¿Crudo o caliente? Un repaso a las técinas culinarias
Si es conocido el dicho de que lo sublime a lo ridículo no hay más que un paso, que los franceses identifican con lo que ellos llaman Paso de Calais y el resto del mundo Canal de la Mancha, entre Francia e Inglaterra, no lo es tanto el que establezca que de lo delicioso a lo repugnante no media, tampoco, más que una muy corta distancia.
Pero es una verdad como un templo. El mejor ejemplo lo tenemos ahora mismo en esa obsesión por los modos culinarios japoneses, que se han adueñado de muchas cocinas occidentales con el nombre de 'cocina de fusión'. Ustedes saben, sin duda, que una de las glorias de la cocina nipona es el sashimi. Me vale igualmente el sushi. Como a estas alturas no ignora casi nadie, el ingrediente principal de estas especialidades es el pescado crudo.
Perfectamente. Hay pescados que, crudos, están buenísimos. A mí me encantan así el salmón y, sobre todo, el atún rojo, aunque últimamente lo evito porque sé que a fuerza de una demanda desaforada está en grave riesgo de extinción. Pero, naturalmente, esos pescados perfectamente crudos los como tras sumergirlos unos segundos en una salsa de soya 'alegrada' con ese demonio verde -demonio por lo picante- que es la variedad de rábano llamada en japonés wasabi. Y, más naturalmente todavía, los como sin que hayan sufrido para nada la acción del fuego, del calor. Si están crudos, están crudos.
Demos un paso más, y hablemos del tataki. Un tataki de atún, rojo o blanco, es una cosa muy rica. Aquí ya hay fuego, pero poco: se pasa el lomo que se vaya a cocinar por la plancha, a fuego muy fuerte, de manera que en la superficie del pescado se forme una costra, se selle. Luego, rápidamente, se echa ese pescado en un recipiente con agua y hielo, para detener la cocción de modo instantáneo. El interior de esos tacos de atún está, como es lógico, frío. Y es muy agradable.
Ahora bien: en este mundo de la cocina abunda quien ha oído campanas, pero no sabe muy bien dónde. Le han hablado de esos atunes crudos o casi crudos, y se aplican la copla... pero muy mal aplicada. Y le sirven a uno un lomo de atún con hechuras de tataki... pero caliente, es decir, meten el pescado en el horno el tiempo justo para darle temperatura, pero no para cocinarlo. Un pescado crudo, o semicrudo, a temperatura ambiente o francamente frío puede ser delicioso, como saben perfectamente los muchos aficionados a esa joya de la cocina del Pacífico americano que es el cebiche. Un pescado crudo o semicrudo caliente es... un horror, una cosa con una textura cualquier cosa menos agradable, muchas veces literalmente repugnante.

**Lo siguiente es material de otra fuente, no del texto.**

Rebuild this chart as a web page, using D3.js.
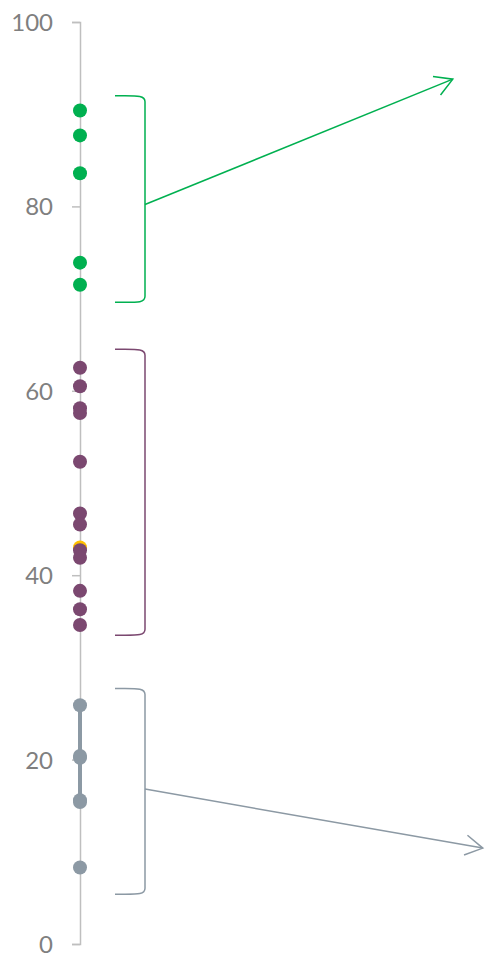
<!DOCTYPE html>
<html>
<head>
<meta charset="utf-8">
<script src="https://cdn.jsdelivr.net/npm/d3@7"></script>
<style>
  body { margin: 0; background: #fff; }
  svg { display: block; }
  .axis text { font-family: Lato, "Liberation Sans", sans-serif; font-size: 24px; fill: #7f7f7f; }
  .axis path, .axis line { stroke: #bfbfbf; stroke-width: 1.5px; }
</style>
</head>
<body>
<svg></svg>
<script>
// values
var greenValues  = [90.4, 87.7, 83.6, 73.9, 71.5];
var purpleValues = [62.5, 60.5, 58.1, 57.6, 52.3, 46.7, 45.5, 42.7, 41.9, 38.3, 36.3, 34.6];
var yellowValues = [43.0];
var greyValues   = [25.9, 20.4, 20.2, 15.6, 15.4, 8.3];
var greyLine     = [25.9, 15.5];
var tickValues   = [0, 20, 40, 60, 80, 100];

// brackets: [top value, bottom value]; arrows: start value on bracket, end as [x unit, y value]
var greenBracket  = [92.0, 69.6];
var purpleBracket = [64.5, 33.5];
var greyBracket   = [27.7, 5.4];
var greenArrowStart = 80.2, greenArrowEnd = [93.2, 93.8];
var greyArrowStart  = 16.8, greyArrowEnd  = [100.7, 10.4];

var colors = {green: "#00b050", purple: "#7b4870", grey: "#8c99a4", yellow: "#ffc000"};

var width = 485, height = 953;

var svg = d3.select("svg")
    .attr("width", width)
    .attr("height", height);

var yScale = d3.scaleLinear().domain([0, 100]).range([944, 22]);
var xScale = d3.scaleLinear().domain([0, 100]).range([80, 480]);

// axis
svg.append("g")
    .attr("class", "axis")
    .attr("transform", "translate(" + xScale(0) + ",0)")
    .call(d3.axisLeft(yScale).tickValues(tickValues).tickSize(8).tickPadding(19).tickSizeOuter(8))
    .call(function(g) { g.selectAll(".tick text").attr("dy", "0.35em"); });

// bracket path
function bracket(range) {
  var x0 = xScale(8.75), x1 = xScale(16.25);
  var top = yScale(range[0]), bot = yScale(range[1]);
  var p = d3.path();
  p.moveTo(x0, top);
  p.bezierCurveTo(x1 - 8, top, x1, top - 1, x1, top + 6);
  p.lineTo(x1, bot - 6);
  p.bezierCurveTo(x1, bot + 1, x1 - 8, bot, x0, bot);
  return p.toString();
}

function arrow(startValue, end, color) {
  var x0 = xScale(16.25), y0 = yScale(startValue), x1 = xScale(end[0]), y1 = yScale(end[1]);
  var a = Math.atan2(y1 - y0, x1 - x0) + Math.PI;
  var len = 20, spread = Math.PI / 6;
  svg.append("line")
      .attr("x1", x0).attr("y1", y0)
      .attr("x2", x1).attr("y2", y1)
      .style("stroke", color)
      .style("stroke-width", 1.5);
  svg.append("path")
      .attr("d", "M" + (x1 + len * Math.cos(a - spread)) + "," + (y1 + len * Math.sin(a - spread)) +
                 "L" + x1 + "," + y1 +
                 "L" + (x1 + len * Math.cos(a + spread)) + "," + (y1 + len * Math.sin(a + spread)))
      .style("fill", "none")
      .style("stroke", color)
      .style("stroke-width", 1.5);
}

[[greenBracket, colors.green], [purpleBracket, colors.purple], [greyBracket, colors.grey]].forEach(function(b) {
  svg.append("path")
      .attr("d", bracket(b[0]))
      .style("fill", "none")
      .style("stroke", b[1])
      .style("stroke-width", 1.5);
});

arrow(greenArrowStart, greenArrowEnd, colors.green);
arrow(greyArrowStart, greyArrowEnd, colors.grey);

// grey connecting line
svg.append("line")
    .attr("x1", xScale(0)).attr("x2", xScale(0))
    .attr("y1", yScale(greyLine[0])).attr("y2", yScale(greyLine[1]))
    .style("stroke", colors.grey)
    .style("stroke-width", 4);

// points
function dots(values, color) {
  svg.append("g").selectAll("circle")
      .data(values)
    .enter().append("circle")
      .attr("cx", xScale(0))
      .attr("cy", function(d) { return yScale(d); })
      .attr("r", 7)
      .style("fill", color);
}

dots(greenValues, colors.green);
dots(yellowValues, colors.yellow);
dots(purpleValues, colors.purple);
dots(greyValues, colors.grey);
</script>
</body>
</html>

Las cosas a medias nunca resultan bien, por mucho que se diga, y en tantos casos sea verdad, que la virtud está en el término medio. No es así en este caso. Si usted quiere un pescado crudo, pero crudo-crudo, hará muy bien en pedir un sashimi. Si lo quiere con un marinado más o menos intenso, será ocasión de disfrutar de un cebiche. Pero si lo quiere cocinado, lo quiere cocinado. En punto corto, si ése es su gusto. Pero nunca crudo y caliente: son términos antitéticos. Ah, tampoco estamos recomendando para el atún blanco el nada atractivo punto -más que hecho- del plato que ilustra la campaña del FROM a favor de este pescado: tampoco es eso.

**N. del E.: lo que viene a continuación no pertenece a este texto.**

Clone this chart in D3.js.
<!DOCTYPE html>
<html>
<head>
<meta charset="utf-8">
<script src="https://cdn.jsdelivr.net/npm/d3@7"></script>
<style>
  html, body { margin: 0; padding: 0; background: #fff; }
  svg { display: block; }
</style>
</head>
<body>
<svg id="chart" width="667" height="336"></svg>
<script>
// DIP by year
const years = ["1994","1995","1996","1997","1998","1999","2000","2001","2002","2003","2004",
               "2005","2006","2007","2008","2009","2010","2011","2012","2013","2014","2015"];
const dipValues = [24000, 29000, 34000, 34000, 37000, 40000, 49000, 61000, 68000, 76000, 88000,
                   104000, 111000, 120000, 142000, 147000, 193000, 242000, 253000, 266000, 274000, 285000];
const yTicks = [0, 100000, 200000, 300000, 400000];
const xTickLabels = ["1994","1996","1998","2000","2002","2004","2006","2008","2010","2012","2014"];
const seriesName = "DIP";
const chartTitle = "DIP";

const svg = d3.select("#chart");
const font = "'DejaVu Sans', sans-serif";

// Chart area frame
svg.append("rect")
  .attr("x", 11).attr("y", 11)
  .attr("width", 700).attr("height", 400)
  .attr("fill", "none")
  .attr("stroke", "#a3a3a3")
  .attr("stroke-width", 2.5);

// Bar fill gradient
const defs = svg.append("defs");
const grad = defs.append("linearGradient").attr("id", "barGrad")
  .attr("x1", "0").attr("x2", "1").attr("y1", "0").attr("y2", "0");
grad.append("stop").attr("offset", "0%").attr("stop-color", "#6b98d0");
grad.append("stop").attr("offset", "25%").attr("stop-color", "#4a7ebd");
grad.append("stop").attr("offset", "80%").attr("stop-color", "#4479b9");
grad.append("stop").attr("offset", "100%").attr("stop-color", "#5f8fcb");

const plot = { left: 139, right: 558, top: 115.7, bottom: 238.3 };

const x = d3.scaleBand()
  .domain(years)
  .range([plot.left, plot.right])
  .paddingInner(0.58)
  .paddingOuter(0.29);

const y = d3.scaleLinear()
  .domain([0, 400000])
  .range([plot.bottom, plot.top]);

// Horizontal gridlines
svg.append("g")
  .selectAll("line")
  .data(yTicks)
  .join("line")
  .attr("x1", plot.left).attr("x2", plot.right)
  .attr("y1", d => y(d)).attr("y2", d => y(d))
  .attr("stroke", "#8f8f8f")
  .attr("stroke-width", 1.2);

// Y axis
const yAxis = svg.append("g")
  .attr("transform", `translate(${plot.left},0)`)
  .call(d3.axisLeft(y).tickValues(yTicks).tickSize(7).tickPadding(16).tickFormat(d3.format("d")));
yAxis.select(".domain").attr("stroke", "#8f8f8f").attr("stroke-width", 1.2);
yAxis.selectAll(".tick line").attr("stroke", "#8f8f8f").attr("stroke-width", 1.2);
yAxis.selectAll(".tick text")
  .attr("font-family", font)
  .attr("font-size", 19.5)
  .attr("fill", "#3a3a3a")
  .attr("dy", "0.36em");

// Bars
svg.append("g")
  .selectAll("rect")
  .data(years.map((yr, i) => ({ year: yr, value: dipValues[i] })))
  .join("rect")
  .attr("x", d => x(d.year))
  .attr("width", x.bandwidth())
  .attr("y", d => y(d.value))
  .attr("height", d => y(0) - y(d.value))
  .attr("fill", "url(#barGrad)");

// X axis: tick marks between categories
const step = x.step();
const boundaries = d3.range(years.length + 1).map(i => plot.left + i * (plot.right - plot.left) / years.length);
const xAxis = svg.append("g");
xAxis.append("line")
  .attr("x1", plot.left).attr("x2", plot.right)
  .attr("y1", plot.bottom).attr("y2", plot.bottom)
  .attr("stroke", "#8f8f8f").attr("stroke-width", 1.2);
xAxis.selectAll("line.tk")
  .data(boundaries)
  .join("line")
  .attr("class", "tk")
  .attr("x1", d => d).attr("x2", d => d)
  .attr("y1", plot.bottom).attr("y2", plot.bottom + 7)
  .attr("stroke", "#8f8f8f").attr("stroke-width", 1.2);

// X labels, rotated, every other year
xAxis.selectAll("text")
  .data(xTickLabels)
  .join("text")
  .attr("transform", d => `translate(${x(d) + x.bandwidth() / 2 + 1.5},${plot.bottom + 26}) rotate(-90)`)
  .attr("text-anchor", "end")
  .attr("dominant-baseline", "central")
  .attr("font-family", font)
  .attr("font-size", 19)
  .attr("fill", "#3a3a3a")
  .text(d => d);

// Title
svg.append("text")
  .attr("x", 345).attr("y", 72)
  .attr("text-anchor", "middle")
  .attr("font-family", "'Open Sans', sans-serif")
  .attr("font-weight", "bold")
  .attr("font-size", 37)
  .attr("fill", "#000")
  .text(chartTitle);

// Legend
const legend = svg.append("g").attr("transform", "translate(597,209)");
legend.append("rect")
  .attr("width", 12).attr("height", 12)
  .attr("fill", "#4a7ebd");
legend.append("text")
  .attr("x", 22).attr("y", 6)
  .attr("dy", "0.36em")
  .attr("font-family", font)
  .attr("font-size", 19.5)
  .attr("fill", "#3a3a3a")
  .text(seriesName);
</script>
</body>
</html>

Verán que en este caso el problema es diferente al que suele presentarse con las carnes rojas a la parrilla: en éstas, lo francamente desagradable es que el corazón del chuletón esté no crudo, sino frío, es decir, que el calor no haya llegado a ese centro de la pieza de carne. Puede estar sangrante, y son muchísimas las personas que opinan que no es que pueda estarlo, sino que debe estar así; pero nunca debe estar frío. Es decir, que el fuego debe, en el caso de la carne, como mínimo calentar toda la pieza; en el del pescado debería, además, cocinarla. Y es que pese a las modas, a la gente sigue sin hacerle gracia ver sangre en el interior del pescado, ni siquiera apreciar tonos rosados junto a la espina. Pero los 'modernos' insisten en ello, qué le vamos a hacer.

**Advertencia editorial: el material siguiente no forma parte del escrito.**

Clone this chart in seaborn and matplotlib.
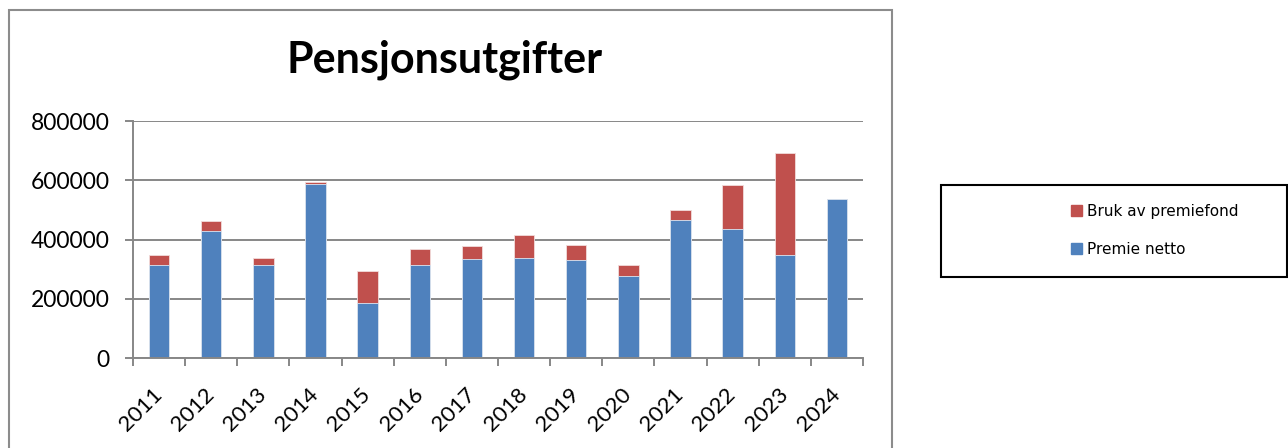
import matplotlib
matplotlib.use('Agg')
import matplotlib.pyplot as plt
from matplotlib.patches import Rectangle, Patch
from matplotlib.ticker import FixedLocator
import seaborn as sns
import pandas as pd

# data
years = ['2011', '2012', '2013', '2014', '2015', '2016', '2017',
         '2018', '2019', '2020', '2021', '2022', '2023', '2024']
premie_netto = [314000, 429000, 315000, 587000, 186000, 314000, 335000,
                338000, 331000, 276000, 465000, 436000, 346000, 537000]
bruk_av_premiefond = [32000, 35000, 23000, 7000, 108000, 53000, 42000,
                      76000, 49000, 37000, 34000, 147000, 346000, 0]

blue = '#4F81BD'
red = '#C0504D'
grey = '#878787'

df = pd.DataFrame({
    'year': years,
    'netto': premie_netto,
    'fond': bruk_av_premiefond,
})
df['total'] = df['netto'] + df['fond']

sns.set_style('white')
plt.rcParams['font.family'] = ['Lato', 'DejaVu Sans']
plt.rcParams['text.color'] = 'black'
plt.rcParams['xtick.color'] = 'black'
plt.rcParams['ytick.color'] = 'black'

fig = plt.figure(figsize=(12.88, 4.48), dpi=100)
ax = fig.add_axes([133 / 1288, 1 - 358 / 448, 730 / 1288, 237 / 448])

# stacked bars: total (red) behind, netto (blue) on top
sns.barplot(data=df, x='year', y='total', color=red, width=0.39,
            saturation=1, edgecolor='#f2dcdb', linewidth=0.6, ax=ax)
sns.barplot(data=df, x='year', y='netto', color=blue, width=0.39,
            saturation=1, edgecolor='#dce6f2', linewidth=0.6, ax=ax)

ax.set_xlim(-0.5, len(years) - 0.5)
ax.set_ylim(0, 800000)
ax.set_yticks([0, 200000, 400000, 600000, 800000])
ax.set_yticklabels(['0', '200000', '400000', '600000', '800000'])
ax.set_xlabel('')
ax.set_ylabel('')

ax.yaxis.grid(True, color=grey, linewidth=1.4)
ax.xaxis.grid(False)
ax.set_axisbelow(True)

for s in ['top', 'right']:
    ax.spines[s].set_visible(False)
for s in ['left', 'bottom']:
    ax.spines[s].set_color(grey)
    ax.spines[s].set_linewidth(1.4)

# ticks between categories on x
ax.xaxis.set_minor_locator(FixedLocator([i - 0.5 for i in range(len(years) + 1)]))
ax.tick_params(axis='x', which='minor', length=6, width=1.4, color=grey, bottom=True)
ax.tick_params(axis='x', which='major', length=0, pad=24, labelsize=16)
ax.tick_params(axis='y', length=6, width=1.4, color=grey, left=True, pad=11, labelsize=16.5)
for lab in ax.get_xticklabels():
    lab.set_rotation(45)
    lab.set_ha('right')
    lab.set_va('center')
    lab.set_rotation_mode('anchor')

fig.text(445 / 1288, 1 - 60 / 448, 'Pensjonsutgifter', fontsize=31,
         fontweight='bold', ha='center', va='center', color='black')

# outer chart frame
fig.patches.append(Rectangle((9 / 1288, -0.1), 883 / 1288, 1.1 - 10 / 448,
                             transform=fig.transFigure, fill=False,
                             edgecolor='#8c8c8c', linewidth=1.5))
# legend frame
fig.patches.append(Rectangle((941 / 1288, 1 - 277 / 448), 346 / 1288, 92 / 448,
                             transform=fig.transFigure, fill=False,
                             edgecolor='black', linewidth=1.5))

handles = [Patch(color=red, label='Bruk av premiefond'),
           Patch(color=blue, label='Premie netto')]
fig.legend(handles=handles, loc='upper left',
           bbox_to_anchor=(1071 / 1288, 1 - 204 / 448),
           frameon=False, borderpad=0, borderaxespad=0,
           handlelength=0.75, handleheight=0.75, handletextpad=0.3,
           labelspacing=1.5, labelcolor='black',
           prop={'family': 'DejaVu Sans', 'size': 11})

fig.savefig('out.png', dpi=100)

Darle el punto exacto a un pescado, a un ave, a una carne, es todo un arte... que debe consultarse, antes, con el propio comensal, que al fin y al cabo es el que paga y tiene derecho a que le hagan las cosas a su gusto, salvo que su gusto sea aberrante, y aún así, aunque el cliente casi nunca tenga razón la mayoría de las veces hay que dársela. Pero una cosa tan fácil como distinguir lo crudo de lo caliente debería ser de una claridad diáfana para cualquier trabajador de los fogones. Por desgracia, no lo es. Y ése es el matiz que separa lo delicioso de lo repugnante.